New Alcoa casthouse up and running

US company Alcoa has finalised a $21 million expansion of the Alcoa Wheel and Transportation Products casthouse in Barberton, Ohio. The plant is supposed to cut in half the total amount of energy used to recycle aluminum for forged wheels, reducing greenhouse gases and increasing the overall efficiency and sustainability of the company’s manufacturing process.

The recycling facility, the first of its kind in North America, produces wheels from re-melted and scrap aluminum. Construction of the 50,000-square-foot facility began in July 2011. It is now up and running at full capacity and has created more than 30 full-time jobs, according to Tim Myers, President of Alcoa Wheel and Transportation Products.

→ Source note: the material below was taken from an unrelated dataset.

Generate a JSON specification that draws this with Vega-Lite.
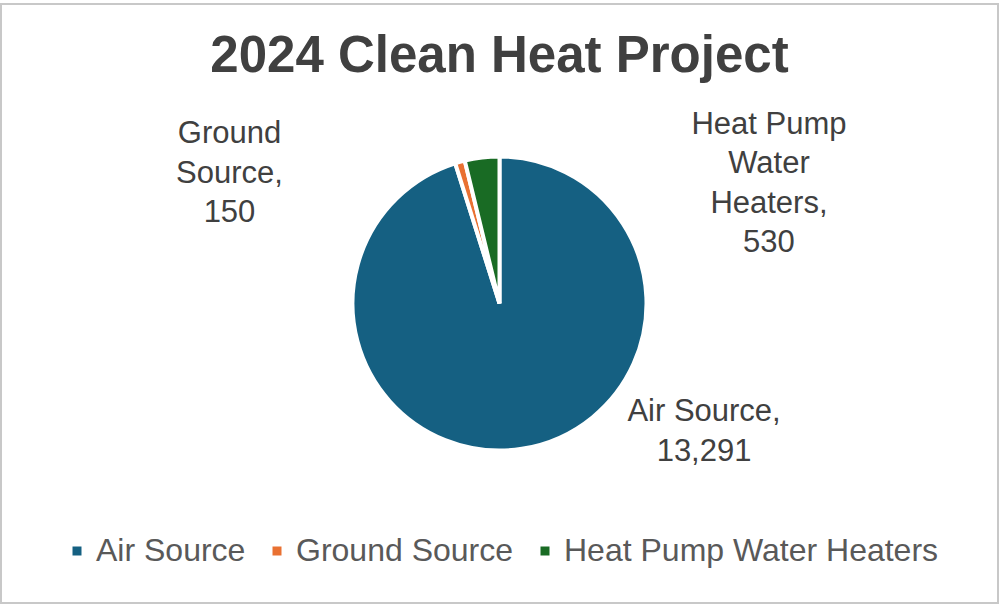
{
  "$schema": "https://vega.github.io/schema/vega-lite/v6.json",
  "autosize": "none",
  "width": 997,
  "height": 599,
  "padding": {"left": 1, "top": 4, "right": 2, "bottom": 4},
  "background": "white",
  "view": {"stroke": "#c8c8c8", "strokeWidth": 2, "fill": "white"},
  "config": {
    "legend": {"layout": {"bottom": {"anchor": "middle"}}}
  },
  "title": {
    "text": "2024 Clean Heat Project",
    "fontSize": 51,
    "fontWeight": "bold",
    "font": "Liberation Sans",
    "color": "#404040",
    "anchor": "middle",
    "offset": -79
  },
  "data": {
    "values": [
      {"type": "Air Source", "count": 13291, "order": 1, "label": "Air Source,\n13,291"},
      {"type": "Ground Source", "count": 150, "order": 2, "label": "Ground\nSource,\n150"},
      {"type": "Heat Pump Water Heaters", "count": 530, "order": 3, "label": "Heat Pump\nWater\nHeaters,\n530"}
    ]
  },
  "encoding": {
    "theta": {"field": "count", "type": "quantitative", "stack": true},
    "order": {"field": "order", "type": "quantitative"}
  },
  "layer": [
    {
      "mark": {"type": "arc", "outerRadius": 147, "stroke": "white", "strokeWidth": 4},
      "encoding": {
        "color": {
          "field": "type",
          "type": "nominal",
          "scale": {
            "domain": ["Air Source", "Ground Source", "Heat Pump Water Heaters"],
            "range": ["#156082", "#E97132", "#196B24"]
          },
          "legend": {
            "orient": "bottom",
            "direction": "horizontal",
            "title": null,
            "symbolType": "square",
            "symbolSize": 81,
            "symbolStrokeWidth": 0,
            "labelFontSize": 32,
            "labelFont": "Liberation Sans",
            "labelColor": "#595959",
            "labelLimit": 0,
            "columnPadding": 15,
            "labelOffset": 3,
            "offset": -68
          }
        }
      }
    },
    {
      "mark": {"type": "text", "radius": 150, "dx": 181.7, "dy": -39.7, "fontSize": 31, "font": "Liberation Sans", "color": "#404040", "lineBreak": "\n", "lineHeight": 39.5, "align": "center", "baseline": "middle"},
      "encoding": {"text": {"condition": {"test": "datum.type === 'Air Source'", "field": "label"}, "value": ""}}
    },
    {
      "mark": {"type": "text", "radius": 150, "dx": -229.7, "dy": -25, "fontSize": 31, "font": "Liberation Sans", "color": "#404040", "lineBreak": "\n", "lineHeight": 39.5, "align": "center", "baseline": "middle"},
      "encoding": {"text": {"condition": {"test": "datum.type === 'Ground Source'", "field": "label"}, "value": ""}}
    },
    {
      "mark": {"type": "text", "radius": 150, "dx": 287.3, "dy": -29.6, "fontSize": 31, "font": "Liberation Sans", "color": "#404040", "lineBreak": "\n", "lineHeight": 39.5, "align": "center", "baseline": "middle"},
      "encoding": {"text": {"condition": {"test": "datum.type === 'Heat Pump Water Heaters'", "field": "label"}, "value": ""}}
    }
  ]
}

One-hundred million pounds of recycled scrap aluminum is enough to make two million new Alcoa forged aluminum wheels. The casthouse takes chips and solids from an existing Alcoa wheel machining plant on the same campus in Barberton, as well as from Alcoa’s Cleveland forging plant, and recycles them into aluminum billets. The billets are then shipped to other wheel-processing facilities to forge into aluminum wheels.

The casthouse is expected to significantly reduce energy use through a combination of process improvements and reduced transportation needs. The facility is located on the campus of an existing production facility, which has led to dramatic reductions in transportation needs, leading to an approximately 90 percent cut in transportation-related energy use, Alcoa said.